Hi guys, please could you help me?

Today I replaced the old original R/R (broken) with the FH008 on my Daytona 675. I followed the procedure described on first page. Now, If I don't connect + and - to the battery the R/R output is 14.5V. If I connect + and - to the battery the engine idle decrease, I can read -14.5V and after 2 o 3 seconds engine shut off!!!!!

Do you have any idea of what's happenning?

tks a lot
bye
Andrea
 
Would like some opinions and insight please. I followed the diagnostic tests per the first post and this is what I have. Please reference the pic following:

With Red terminal from multimeter to 3-prong harness and black terminal to 4-prong terminal:

P1 - B1: .880
P1 - B2: .880
P1 - R1: .502
P1 - R1: .502

P2 - B1: .921
P2 - B2: .921
P2 - R1: .512
P2 - R2: .512

P3 - B1: 1.
P3 - B2: 1.
P3 - R1: .515
P3 - R2: .515

Now with Black terminal to 3-prong and Red terminal to 4-prong:

P1 - B1: .880
P1 - B2: .880
P1 - R1: 1.
P1 - R2: 1.

P2 - B1: .920
P2 - B2: .920
P2 - R1: 1.
P2 - R2: 1.

P3 - B1: .456
P3 - B2: .456
P3 - R1: 1.
P3 - R2: 1.

Image


Now correct me if I'm wrong but per the first post I didn't want to see a short. I don't see a short and "1." means there's an open circuit! My question here is does the open circuit mean my R/R is no good or am I doing something wrong here?

I continued with the diagnostics for the stator as follows:

I tested all three pins leading back to the stator in no particular sequence other than how they are numbered in pic. The readings were as follows:

1-2: 000
2-3: 000
3-1: 000

Image


I then did the test from all three prongs just for piece of mind with the positive terminal of the multimeter and the negative terminal to the ground and all readings were "1." or open circuit.
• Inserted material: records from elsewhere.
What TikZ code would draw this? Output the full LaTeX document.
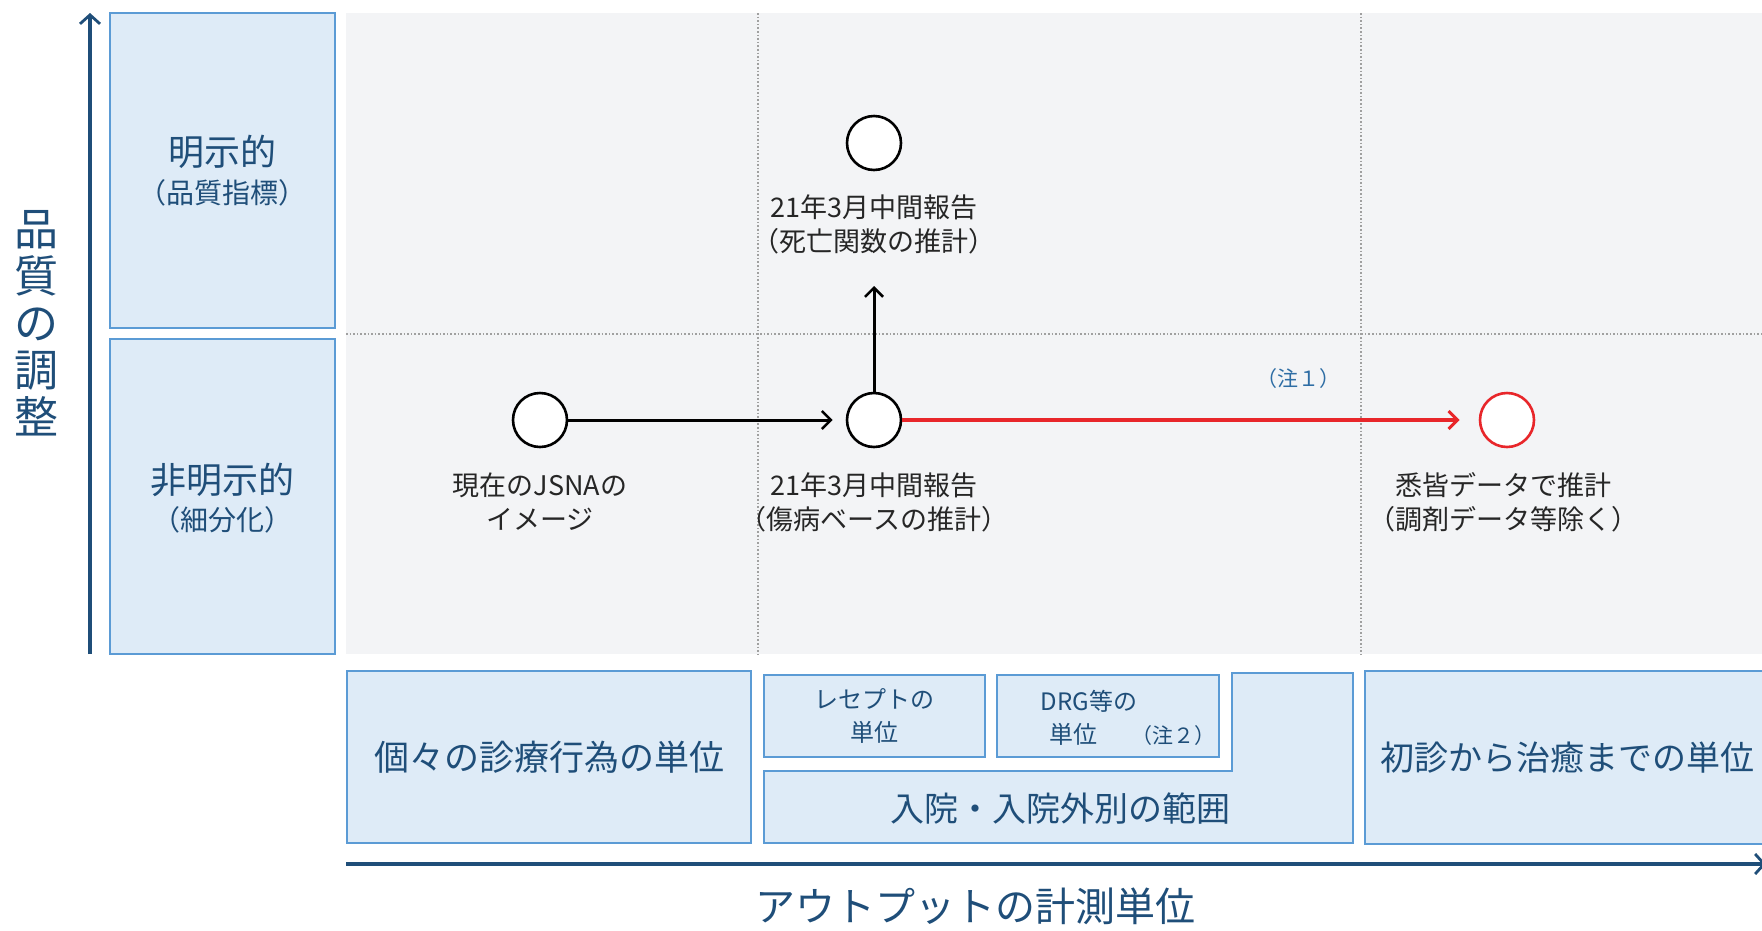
\documentclass[tikz,border=0pt]{standalone}
\usepackage{fontspec}
\setmainfont{Noto Sans CJK JP}
\usetikzlibrary{arrows.meta}
\definecolor{boxfill}{HTML}{DEEBF7}
\definecolor{boxline}{HTML}{5B9BD5}
\definecolor{navy}{HTML}{1F4E79}
\definecolor{panel}{HTML}{F3F4F6}
\definecolor{dotgrey}{HTML}{A0A0A0}
\definecolor{redline}{HTML}{E8262A}
\definecolor{notecol}{HTML}{2E6DA4}
\definecolor{labtext}{HTML}{262626}
\newcommand\fsz[2]{\fontsize{#1}{#2}\selectfont}
\begin{document}
\begin{tikzpicture}[x=1pt,y=-1pt,
  ubox/.style={draw=boxline,fill=boxfill,line width=1.8pt,inner sep=0pt,text=navy,align=center},
  btext/.style={text=navy,inner sep=0pt,align=center},
  gridline/.style={draw=dotgrey,line width=1.6pt,dotted},
  axisarrow/.style={draw=navy,line width=3.5pt,-{Straight Barb[length=9pt,width=20pt,line width=2.8pt]}},
  pt/.style={circle,draw=black,fill=white,line width=2.6pt,minimum size=54pt,inner sep=0pt},
  redpt/.style={pt,draw=redline},
  blackarrow/.style={draw=black,line width=3pt,-{Straight Barb[length=9pt,width=18pt,line width=2.6pt]}},
  redarrow/.style={draw=redline,line width=3.5pt,-{Straight Barb[length=9pt,width=18pt,line width=3pt]}},
  lab/.style={align=center,text=labtext,font=\fsz{27}{34},inner sep=0pt},
  note/.style={text=notecol,font=\fsz{21}{24},inner sep=0pt}]
\useasboundingbox (0,0) rectangle (1762,930);
\fill[white] (0,0) rectangle (1762,930);
% grey panel
\fill[panel] (346,13) rectangle (1762,654);
% grid lines
\coordinate (g1t) at (758,13); \coordinate (g1b) at (758,654);
\coordinate (g2t) at (1361,13); \coordinate (g2b) at (1361,654);
\coordinate (ghl) at (346,334); \coordinate (ghr) at (1762,334);
\draw[gridline] (g1t) -- (g1b);
\draw[gridline] (g2t) -- (g2b);
\draw[gridline] (ghl) -- (ghr);
% y axis
\coordinate (ya0) at (90,654); \coordinate (ya1) at (90,13);
\draw[axisarrow] (ya0) -- (ya1);
\node[btext,font=\fsz{44}{47}] (ytitle) at (36,323) {品\\質\\の\\調\\整};
% left category boxes
\node[ubox,minimum width=225pt,minimum height=315pt] (explicit) at (222.5,170.5) {};
\node[btext,font=\fsz{36}{40}] (explicitA) at (222.5,152) {明示的};
\node[btext,font=\fsz{28}{34}] (explicitB) at (222.5,193) {（品質指標）};
\node[ubox,minimum width=225pt,minimum height=315pt] (implicit) at (222.5,496.5) {};
\node[btext,font=\fsz{36}{40}] (implicitA) at (222.5,480) {非明示的};
\node[btext,font=\fsz{28}{34}] (implicitB) at (222.5,520) {（細分化）};
% points
\node[pt] (now) at (540,420) {};
\node[pt] (mid) at (874,420) {};
\node[pt] (top) at (874,143) {};
\node[redpt] (full) at (1507,420) {};
\coordinate (midup) at (874,286);
\draw[blackarrow,shorten >=13pt] (now) -- (mid);
\draw[blackarrow] (mid) -- (midup);
\draw[redarrow,shorten >=19pt] (mid) -- (full);
\node[note] (note1) at (1298,379) {（注１）};
% labels
\node[lab] (nowlab) at (540,502) {現在のJSNAの\\イメージ};
\node[lab] (midlab) at (874,502) {21年3月中間報告\\（傷病ベースの推計）};
\node[lab] (toplab) at (874,224) {21年3月中間報告\\（死亡関数の推計）};
\node[lab] (fulllab) at (1503,502) {悉皆データで推計\\（調剤データ等除く）};
% bottom unit boxes
\node[ubox,minimum width=404pt,minimum height=172pt,font=\fsz{35}{42}] (unitA) at (549,757)
  {個々の診療行為の単位};
\node[ubox,minimum width=221pt,minimum height=82pt,font=\fsz{24}{33}] (unitB) at (874.5,716)
  {レセプトの\\単位};
\node[ubox,minimum width=222pt,minimum height=82pt] (unitC) at (1108,716) {};
\node[btext,font=\fsz{24}{28}] (unitCa) at (1089,701) {DRG等の};
\node[btext,font=\fsz{24}{28}] (unitCb) at (1073,734) {単位};
\node[note,text=navy] (note2) at (1173,736) {（注２）};
\draw[ubox] (764,771) -- (1232,771) -- (1232,673) -- (1353,673) -- (1353,843) -- (764,843) -- cycle;
\node[btext,font=\fsz{34}{40}] (unitD) at (1060,809) {入院・入院外別の範囲};
\node[ubox,minimum width=405pt,minimum height=173pt,font=\fsz{34}{40}] (unitE) at (1567.5,757.5)
  {初診から治癒までの単位};
% x axis
\coordinate (xa0) at (346,864); \coordinate (xa1) at (1766,864);
\draw[axisarrow] (xa0) -- (xa1);
\node[btext,font=\fsz{40}{48}] (xtitle) at (975,906) {アウトプットの計測単位};
\end{tikzpicture}
\end{document}
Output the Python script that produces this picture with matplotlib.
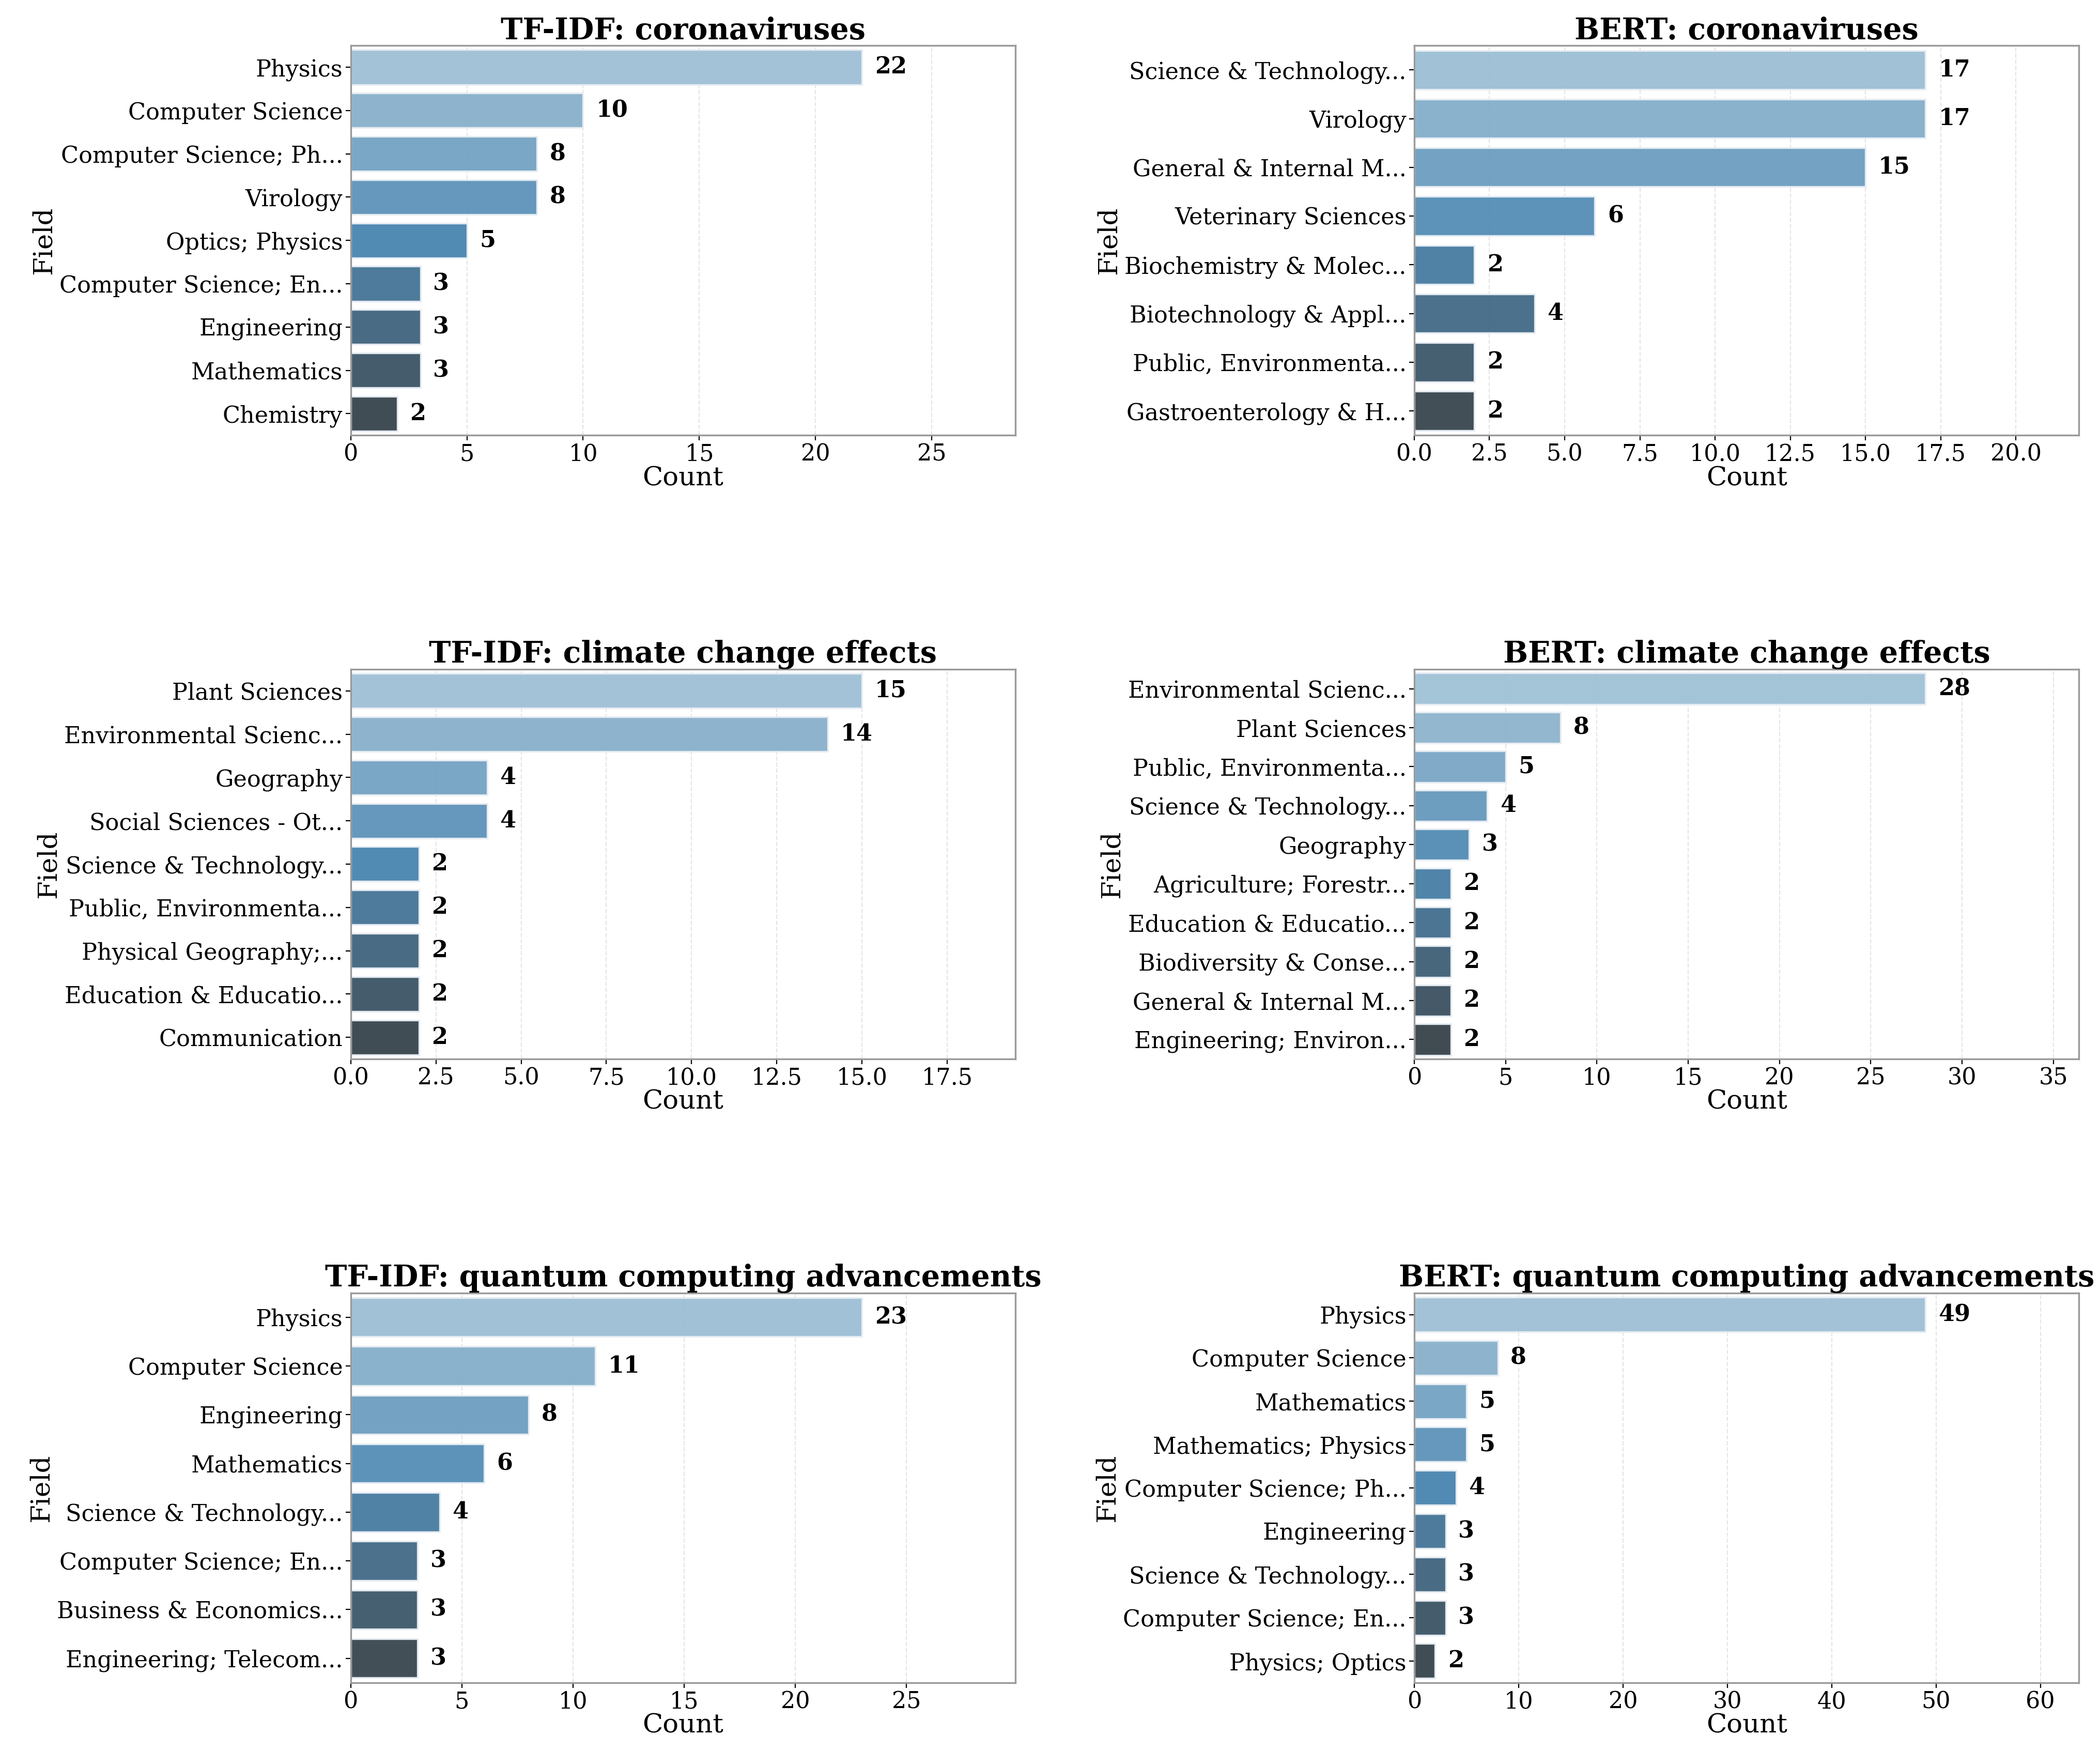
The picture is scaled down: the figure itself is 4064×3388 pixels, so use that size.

I then turned the engine one and retested the harness in the same sequence as before using the AC volts check and all three readings were as follows:

At idle:
~25V

At 5k rpms:
~100V

I've opened my stator up and it doesn't look like anything is charred. Can someone let me know if I should be concerned of anything based on my pic. The glob of goo is solid and I thought it was going to feel like gelatin.

Image


Image


So after all that I have two questions. 1) Did I do the diagnostics on the R/R correctly since I read an open circuit vs a short 2) Does it sound like and look like my stator is good to go?